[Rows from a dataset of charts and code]
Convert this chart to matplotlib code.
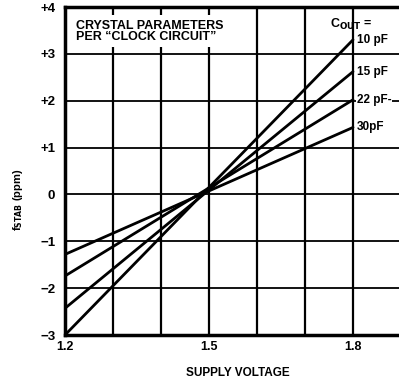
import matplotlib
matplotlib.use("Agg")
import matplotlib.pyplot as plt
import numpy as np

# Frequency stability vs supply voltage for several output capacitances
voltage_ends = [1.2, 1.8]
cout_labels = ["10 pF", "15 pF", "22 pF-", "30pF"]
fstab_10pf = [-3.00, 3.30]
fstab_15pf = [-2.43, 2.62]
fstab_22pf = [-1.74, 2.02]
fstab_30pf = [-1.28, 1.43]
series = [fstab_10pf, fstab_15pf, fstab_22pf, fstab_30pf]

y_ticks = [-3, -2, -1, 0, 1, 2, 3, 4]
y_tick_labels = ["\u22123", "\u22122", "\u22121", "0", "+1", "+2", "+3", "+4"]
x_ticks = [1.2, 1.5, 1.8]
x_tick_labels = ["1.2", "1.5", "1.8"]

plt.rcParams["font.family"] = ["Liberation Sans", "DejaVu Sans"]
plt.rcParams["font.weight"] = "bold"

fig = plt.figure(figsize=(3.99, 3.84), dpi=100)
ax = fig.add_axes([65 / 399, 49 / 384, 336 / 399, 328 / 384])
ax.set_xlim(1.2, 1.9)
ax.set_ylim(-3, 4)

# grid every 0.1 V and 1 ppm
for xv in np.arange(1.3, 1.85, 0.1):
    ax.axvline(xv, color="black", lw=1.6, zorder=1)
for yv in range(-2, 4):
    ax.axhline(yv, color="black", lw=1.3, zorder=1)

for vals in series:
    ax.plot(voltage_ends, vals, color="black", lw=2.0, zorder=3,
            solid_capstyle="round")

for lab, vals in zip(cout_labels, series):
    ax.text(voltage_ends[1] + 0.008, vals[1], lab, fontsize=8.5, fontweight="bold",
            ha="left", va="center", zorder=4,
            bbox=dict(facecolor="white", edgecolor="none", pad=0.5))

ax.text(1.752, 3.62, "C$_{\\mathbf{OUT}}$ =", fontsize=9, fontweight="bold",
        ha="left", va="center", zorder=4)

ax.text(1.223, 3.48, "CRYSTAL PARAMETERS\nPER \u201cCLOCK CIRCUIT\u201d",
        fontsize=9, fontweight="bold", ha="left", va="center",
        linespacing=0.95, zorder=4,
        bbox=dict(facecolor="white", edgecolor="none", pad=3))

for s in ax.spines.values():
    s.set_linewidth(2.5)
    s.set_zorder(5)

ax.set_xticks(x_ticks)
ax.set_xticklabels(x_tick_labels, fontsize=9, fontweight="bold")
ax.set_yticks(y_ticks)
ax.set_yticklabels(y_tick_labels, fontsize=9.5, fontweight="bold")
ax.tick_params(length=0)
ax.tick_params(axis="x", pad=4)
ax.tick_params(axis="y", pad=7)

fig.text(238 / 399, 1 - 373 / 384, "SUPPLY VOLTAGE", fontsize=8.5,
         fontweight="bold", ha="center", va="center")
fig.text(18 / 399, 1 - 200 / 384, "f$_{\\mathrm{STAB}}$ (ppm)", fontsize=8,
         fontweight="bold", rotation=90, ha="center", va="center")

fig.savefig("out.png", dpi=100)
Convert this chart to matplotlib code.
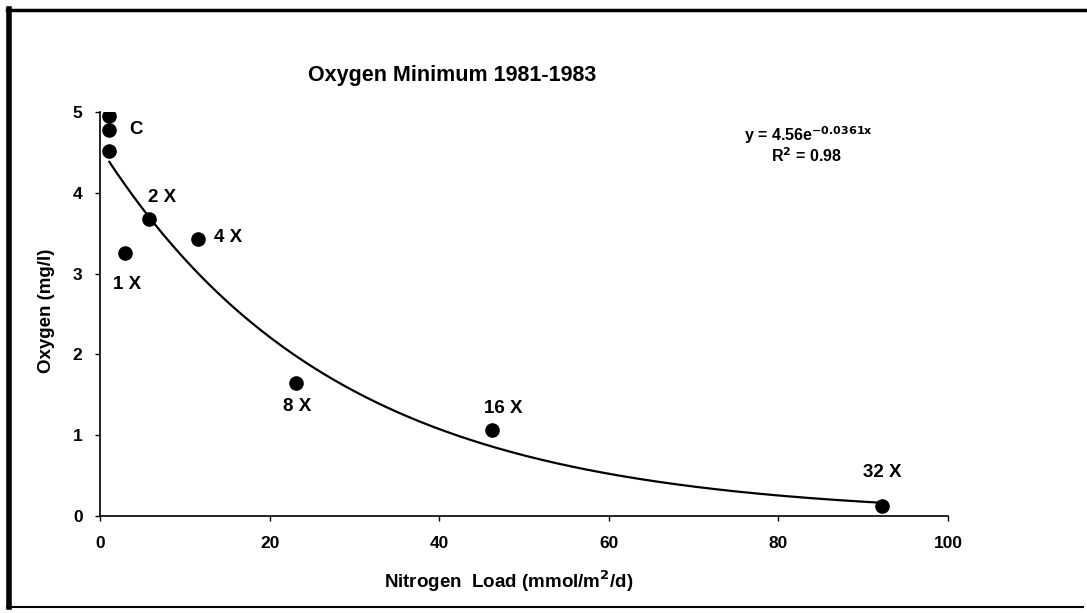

--- Task prompt ---
Copy the records above from the first line through the line containing "import numpy as np", both included, and leave out any pictures.

--- The reply ---
Convert this chart to matplotlib code.
import matplotlib
matplotlib.use("Agg")
import matplotlib.pyplot as plt
import numpy as np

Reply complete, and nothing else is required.